**JOB:**
Quote the listing below in full and exactly as written, but omit every picture.

— begin RECORDED DATA —

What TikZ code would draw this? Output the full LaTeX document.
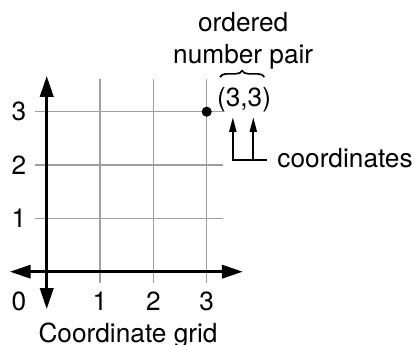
\documentclass[tikz,border=0pt]{standalone}
\usepackage{fontspec}
\setmainfont{TeX Gyre Heros}
\usetikzlibrary{arrows.meta,calc,positioning,decorations.pathreplacing}

\begin{document}
\begin{tikzpicture}[
  font=\fontsize{14pt}{17pt}\selectfont,
  gridln/.style={gray!75,line width=0.6pt},
  axis/.style={line width=1.4pt,{Triangle[length=0.39cm,width=0.25cm]}-{Triangle[length=0.39cm,width=0.25cm]}},
  ptr/.style={line width=1.2pt,-{Triangle[length=0.28cm,width=0.13cm]}},
  lab/.style={inner sep=0pt}]
  \useasboundingbox (-0.876,-1.374) rectangle (6.925,5.095);
  % grid and numbers
  \foreach \k in {1,2,3} {
    \draw[gridln] (-0.22,\k) -- (3.30,\k);
    \draw[gridln] (\k,-0.21) -- (\k,3.61);
    \node[lab] (y\k) at (-0.52,\k) {\k};
    \node[lab] (x\k) at (\k,-0.56) {\k};
  }
  \node[lab] (o) at (-0.52,-0.56) {0};
  % axes
  \coordinate (xl) at (-0.69,0); \coordinate (xr) at (3.675,0);
  \coordinate (yb) at (0,-0.70); \coordinate (yt) at (0,3.67);
  \draw[axis] (xl) -- (xr);
  \draw[axis] (yb) -- (yt);
  \node[circle,fill,inner sep=0pt,minimum size=0.19cm] (pt) at (3,3) {};
  \node[anchor=base,lab] (ttl) at (1.525,-1.337) {Coordinate grid};
  % ordered pair
  \node[anchor=base,lab] (ord) at (3.685,4.50) {ordered};
  \node[anchor=base,lab] (num) at (3.685,3.908) {number pair};
  \node[anchor=base,lab] (pair) at (3.70,3.107) {(3,3)};
  \coordinate (bl) at (3.25,3.65); \coordinate (br) at (4.08,3.65);
  \draw[decorate,decoration={brace,amplitude=0.12cm},line width=0.9pt] (bl) -- (br);
  % coordinates
  \node[anchor=base west,lab] (crd) at (4.32,1.963) {coordinates};
  \coordinate (c1) at (3.49,2.094); \coordinate (c2) at (3.874,2.094);
  \coordinate (t1) at (3.49,2.90); \coordinate (t2) at (3.874,2.90);
  \draw[ptr] ($(crd.west |- c1)+(-0.19,0)$) -| (t1);
  \draw[ptr] (c2) -- (t2);
\end{tikzpicture}
\end{document}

— end RECORDED DATA —

**FINISHED EXERCISE:**
What TikZ code would draw this? Output the full LaTeX document.
\documentclass[tikz,border=0pt]{standalone}
\usepackage{fontspec}
\setmainfont{TeX Gyre Heros}
\usetikzlibrary{arrows.meta,calc,positioning,decorations.pathreplacing}

\begin{document}
\begin{tikzpicture}[
  font=\fontsize{14pt}{17pt}\selectfont,
  gridln/.style={gray!75,line width=0.6pt},
  axis/.style={line width=1.4pt,{Triangle[length=0.39cm,width=0.25cm]}-{Triangle[length=0.39cm,width=0.25cm]}},
  ptr/.style={line width=1.2pt,-{Triangle[length=0.28cm,width=0.13cm]}},
  lab/.style={inner sep=0pt}]
  \useasboundingbox (-0.876,-1.374) rectangle (6.925,5.095);
  % grid and numbers
  \foreach \k in {1,2,3} {
    \draw[gridln] (-0.22,\k) -- (3.30,\k);
    \draw[gridln] (\k,-0.21) -- (\k,3.61);
    \node[lab] (y\k) at (-0.52,\k) {\k};
    \node[lab] (x\k) at (\k,-0.56) {\k};
  }
  \node[lab] (o) at (-0.52,-0.56) {0};
  % axes
  \coordinate (xl) at (-0.69,0); \coordinate (xr) at (3.675,0);
  \coordinate (yb) at (0,-0.70); \coordinate (yt) at (0,3.67);
  \draw[axis] (xl) -- (xr);
  \draw[axis] (yb) -- (yt);
  \node[circle,fill,inner sep=0pt,minimum size=0.19cm] (pt) at (3,3) {};
  \node[anchor=base,lab] (ttl) at (1.525,-1.337) {Coordinate grid};
  % ordered pair
  \node[anchor=base,lab] (ord) at (3.685,4.50) {ordered};
  \node[anchor=base,lab] (num) at (3.685,3.908) {number pair};
  \node[anchor=base,lab] (pair) at (3.70,3.107) {(3,3)};
  \coordinate (bl) at (3.25,3.65); \coordinate (br) at (4.08,3.65);
  \draw[decorate,decoration={brace,amplitude=0.12cm},line width=0.9pt] (bl) -- (br);
  % coordinates
  \node[anchor=base west,lab] (crd) at (4.32,1.963) {coordinates};
  \coordinate (c1) at (3.49,2.094); \coordinate (c2) at (3.874,2.094);
  \coordinate (t1) at (3.49,2.90); \coordinate (t2) at (3.874,2.90);
  \draw[ptr] ($(crd.west |- c1)+(-0.19,0)$) -| (t1);
  \draw[ptr] (c2) -- (t2);
\end{tikzpicture}
\end{document}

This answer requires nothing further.